Figure scripts
================================
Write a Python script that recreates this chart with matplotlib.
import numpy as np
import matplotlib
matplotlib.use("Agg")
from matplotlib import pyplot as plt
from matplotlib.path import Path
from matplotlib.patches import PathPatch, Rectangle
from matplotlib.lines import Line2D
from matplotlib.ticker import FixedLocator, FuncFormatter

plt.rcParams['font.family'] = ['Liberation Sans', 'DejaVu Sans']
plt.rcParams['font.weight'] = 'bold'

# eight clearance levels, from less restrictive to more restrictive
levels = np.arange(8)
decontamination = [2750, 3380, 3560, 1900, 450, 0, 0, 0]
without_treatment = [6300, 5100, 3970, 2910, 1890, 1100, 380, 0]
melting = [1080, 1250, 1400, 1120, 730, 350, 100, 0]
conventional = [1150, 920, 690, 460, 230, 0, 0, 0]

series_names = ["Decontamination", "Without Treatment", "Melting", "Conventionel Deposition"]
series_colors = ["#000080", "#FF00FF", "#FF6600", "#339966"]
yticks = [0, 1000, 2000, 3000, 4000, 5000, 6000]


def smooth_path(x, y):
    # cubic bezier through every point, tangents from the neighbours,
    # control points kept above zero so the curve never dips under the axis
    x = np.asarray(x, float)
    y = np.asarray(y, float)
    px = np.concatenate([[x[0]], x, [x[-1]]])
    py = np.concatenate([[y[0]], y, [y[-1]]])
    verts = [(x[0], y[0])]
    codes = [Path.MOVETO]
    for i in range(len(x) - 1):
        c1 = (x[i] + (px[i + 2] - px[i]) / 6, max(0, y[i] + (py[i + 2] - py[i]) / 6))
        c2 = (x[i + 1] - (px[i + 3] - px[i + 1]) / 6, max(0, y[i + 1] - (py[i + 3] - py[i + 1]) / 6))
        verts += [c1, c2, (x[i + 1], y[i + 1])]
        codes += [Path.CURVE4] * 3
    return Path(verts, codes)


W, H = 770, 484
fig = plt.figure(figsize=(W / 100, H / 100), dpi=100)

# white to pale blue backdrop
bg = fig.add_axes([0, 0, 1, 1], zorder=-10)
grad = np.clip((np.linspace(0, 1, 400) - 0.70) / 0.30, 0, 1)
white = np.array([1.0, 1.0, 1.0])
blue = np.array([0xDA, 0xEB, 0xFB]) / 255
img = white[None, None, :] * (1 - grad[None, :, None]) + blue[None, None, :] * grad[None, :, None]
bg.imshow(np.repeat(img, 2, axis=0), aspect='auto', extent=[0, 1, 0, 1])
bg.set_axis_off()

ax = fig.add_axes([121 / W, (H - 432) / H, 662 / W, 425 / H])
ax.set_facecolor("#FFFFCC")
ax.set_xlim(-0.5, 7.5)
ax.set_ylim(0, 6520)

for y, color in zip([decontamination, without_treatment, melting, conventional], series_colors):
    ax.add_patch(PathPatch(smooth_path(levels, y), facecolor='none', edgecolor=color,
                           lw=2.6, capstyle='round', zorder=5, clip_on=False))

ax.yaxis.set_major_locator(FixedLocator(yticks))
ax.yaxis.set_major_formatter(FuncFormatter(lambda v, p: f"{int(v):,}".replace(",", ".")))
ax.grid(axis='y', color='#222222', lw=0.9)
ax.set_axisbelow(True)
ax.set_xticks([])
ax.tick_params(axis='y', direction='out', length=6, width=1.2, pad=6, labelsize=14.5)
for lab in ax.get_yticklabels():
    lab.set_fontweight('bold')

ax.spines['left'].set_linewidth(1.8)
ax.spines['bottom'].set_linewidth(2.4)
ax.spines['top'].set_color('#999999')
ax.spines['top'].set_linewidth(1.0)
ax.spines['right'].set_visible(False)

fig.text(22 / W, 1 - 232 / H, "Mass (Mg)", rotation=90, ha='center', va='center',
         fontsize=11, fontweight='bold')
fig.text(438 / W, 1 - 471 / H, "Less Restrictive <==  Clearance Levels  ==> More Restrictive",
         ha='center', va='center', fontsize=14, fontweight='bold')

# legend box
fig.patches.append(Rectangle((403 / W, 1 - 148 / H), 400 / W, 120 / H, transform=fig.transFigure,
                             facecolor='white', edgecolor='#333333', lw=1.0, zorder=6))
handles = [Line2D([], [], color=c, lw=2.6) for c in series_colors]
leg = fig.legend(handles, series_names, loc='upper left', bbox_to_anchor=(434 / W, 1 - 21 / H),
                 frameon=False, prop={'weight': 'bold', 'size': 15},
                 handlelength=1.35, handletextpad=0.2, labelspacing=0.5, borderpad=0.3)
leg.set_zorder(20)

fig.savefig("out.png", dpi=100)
================================
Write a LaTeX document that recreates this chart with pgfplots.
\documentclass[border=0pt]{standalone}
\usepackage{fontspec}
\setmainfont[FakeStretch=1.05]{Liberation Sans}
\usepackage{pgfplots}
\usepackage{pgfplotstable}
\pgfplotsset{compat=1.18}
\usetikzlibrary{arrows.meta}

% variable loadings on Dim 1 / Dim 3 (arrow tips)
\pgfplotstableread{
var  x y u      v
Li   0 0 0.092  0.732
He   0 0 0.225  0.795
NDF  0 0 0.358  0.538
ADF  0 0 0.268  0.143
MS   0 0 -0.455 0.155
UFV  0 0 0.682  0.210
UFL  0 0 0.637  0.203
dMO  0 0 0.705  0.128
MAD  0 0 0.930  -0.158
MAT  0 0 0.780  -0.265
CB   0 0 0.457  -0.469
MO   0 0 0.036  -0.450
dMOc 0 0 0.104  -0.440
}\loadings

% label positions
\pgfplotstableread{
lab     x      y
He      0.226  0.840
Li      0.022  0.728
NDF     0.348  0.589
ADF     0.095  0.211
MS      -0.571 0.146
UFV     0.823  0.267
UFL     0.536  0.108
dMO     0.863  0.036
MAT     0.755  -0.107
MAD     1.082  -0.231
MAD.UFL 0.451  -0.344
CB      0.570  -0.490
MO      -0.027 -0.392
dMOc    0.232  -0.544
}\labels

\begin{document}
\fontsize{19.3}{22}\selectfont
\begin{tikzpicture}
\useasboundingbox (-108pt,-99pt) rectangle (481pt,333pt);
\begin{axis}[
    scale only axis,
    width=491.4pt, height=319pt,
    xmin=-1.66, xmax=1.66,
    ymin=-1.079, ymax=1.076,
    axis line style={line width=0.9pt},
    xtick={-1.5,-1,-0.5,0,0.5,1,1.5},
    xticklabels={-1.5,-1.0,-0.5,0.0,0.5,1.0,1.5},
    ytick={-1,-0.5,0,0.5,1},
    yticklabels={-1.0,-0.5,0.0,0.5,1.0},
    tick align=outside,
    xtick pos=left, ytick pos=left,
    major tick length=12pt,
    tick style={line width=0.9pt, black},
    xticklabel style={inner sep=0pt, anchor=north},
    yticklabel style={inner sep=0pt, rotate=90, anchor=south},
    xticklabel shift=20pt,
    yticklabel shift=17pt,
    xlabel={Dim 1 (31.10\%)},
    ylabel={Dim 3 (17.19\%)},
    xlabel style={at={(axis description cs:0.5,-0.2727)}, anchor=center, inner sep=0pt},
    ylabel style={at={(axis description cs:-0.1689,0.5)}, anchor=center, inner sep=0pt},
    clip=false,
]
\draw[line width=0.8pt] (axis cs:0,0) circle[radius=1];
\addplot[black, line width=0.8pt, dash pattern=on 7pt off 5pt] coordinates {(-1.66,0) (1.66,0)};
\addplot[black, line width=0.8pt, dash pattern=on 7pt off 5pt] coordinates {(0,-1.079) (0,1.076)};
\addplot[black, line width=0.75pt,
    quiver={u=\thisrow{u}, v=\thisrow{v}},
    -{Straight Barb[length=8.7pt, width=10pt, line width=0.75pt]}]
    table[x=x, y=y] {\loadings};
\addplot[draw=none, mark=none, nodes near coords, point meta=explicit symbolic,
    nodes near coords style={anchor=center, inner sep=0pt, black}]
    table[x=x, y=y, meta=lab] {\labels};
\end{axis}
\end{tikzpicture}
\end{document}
================================
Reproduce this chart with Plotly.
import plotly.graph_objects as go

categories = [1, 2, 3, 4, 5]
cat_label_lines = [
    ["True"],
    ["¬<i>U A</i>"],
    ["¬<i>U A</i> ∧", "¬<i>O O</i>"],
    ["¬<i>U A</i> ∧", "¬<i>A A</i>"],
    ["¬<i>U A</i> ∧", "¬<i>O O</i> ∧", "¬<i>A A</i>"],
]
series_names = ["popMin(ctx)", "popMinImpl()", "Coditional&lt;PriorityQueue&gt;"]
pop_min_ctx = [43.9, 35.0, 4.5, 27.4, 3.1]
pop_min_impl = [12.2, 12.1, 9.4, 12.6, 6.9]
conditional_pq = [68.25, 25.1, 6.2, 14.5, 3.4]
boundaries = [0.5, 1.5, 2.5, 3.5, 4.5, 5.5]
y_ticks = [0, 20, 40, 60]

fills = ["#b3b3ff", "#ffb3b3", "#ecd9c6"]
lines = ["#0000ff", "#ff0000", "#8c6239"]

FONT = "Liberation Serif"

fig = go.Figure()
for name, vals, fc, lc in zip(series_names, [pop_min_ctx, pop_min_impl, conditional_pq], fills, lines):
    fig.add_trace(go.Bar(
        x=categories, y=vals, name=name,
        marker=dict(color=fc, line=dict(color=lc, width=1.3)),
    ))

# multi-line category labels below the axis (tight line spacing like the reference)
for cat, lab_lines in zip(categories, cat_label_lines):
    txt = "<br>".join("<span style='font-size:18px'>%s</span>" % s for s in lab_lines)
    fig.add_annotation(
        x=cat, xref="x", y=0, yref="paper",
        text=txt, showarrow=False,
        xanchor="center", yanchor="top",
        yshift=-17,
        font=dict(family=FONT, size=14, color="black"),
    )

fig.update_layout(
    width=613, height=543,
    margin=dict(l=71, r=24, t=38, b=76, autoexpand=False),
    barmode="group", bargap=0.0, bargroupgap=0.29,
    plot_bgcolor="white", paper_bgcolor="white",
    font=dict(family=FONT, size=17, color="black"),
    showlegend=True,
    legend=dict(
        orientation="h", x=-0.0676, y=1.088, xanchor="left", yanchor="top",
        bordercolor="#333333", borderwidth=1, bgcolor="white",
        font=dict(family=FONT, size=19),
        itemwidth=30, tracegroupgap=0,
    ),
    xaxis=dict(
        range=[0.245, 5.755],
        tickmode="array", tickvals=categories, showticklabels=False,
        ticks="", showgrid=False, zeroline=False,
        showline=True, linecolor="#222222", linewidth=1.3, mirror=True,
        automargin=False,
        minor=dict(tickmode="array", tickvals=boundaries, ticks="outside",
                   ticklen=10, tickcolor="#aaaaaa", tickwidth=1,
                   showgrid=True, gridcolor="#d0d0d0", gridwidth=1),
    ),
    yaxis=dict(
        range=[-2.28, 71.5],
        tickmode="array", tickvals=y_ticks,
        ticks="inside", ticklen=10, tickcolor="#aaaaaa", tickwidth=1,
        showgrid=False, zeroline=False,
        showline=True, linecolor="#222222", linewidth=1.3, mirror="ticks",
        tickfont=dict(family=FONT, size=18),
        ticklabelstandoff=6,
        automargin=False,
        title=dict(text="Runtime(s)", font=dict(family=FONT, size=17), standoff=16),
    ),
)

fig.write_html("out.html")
================================
EXERCISE
Can you repeat, word for word, every line above from the one containing "Write a Python" down to the one containing "plt.rcParams['font.weight'] = 'bold'", including both?

WRITTEN SOLUTION
Write a Python script that recreates this chart with matplotlib.
import numpy as np
import matplotlib
matplotlib.use("Agg")
from matplotlib import pyplot as plt
from matplotlib.path import Path
from matplotlib.patches import PathPatch, Rectangle
from matplotlib.lines import Line2D
from matplotlib.ticker import FixedLocator, FuncFormatter

plt.rcParams['font.family'] = ['Liberation Sans', 'DejaVu Sans']
plt.rcParams['font.weight'] = 'bold'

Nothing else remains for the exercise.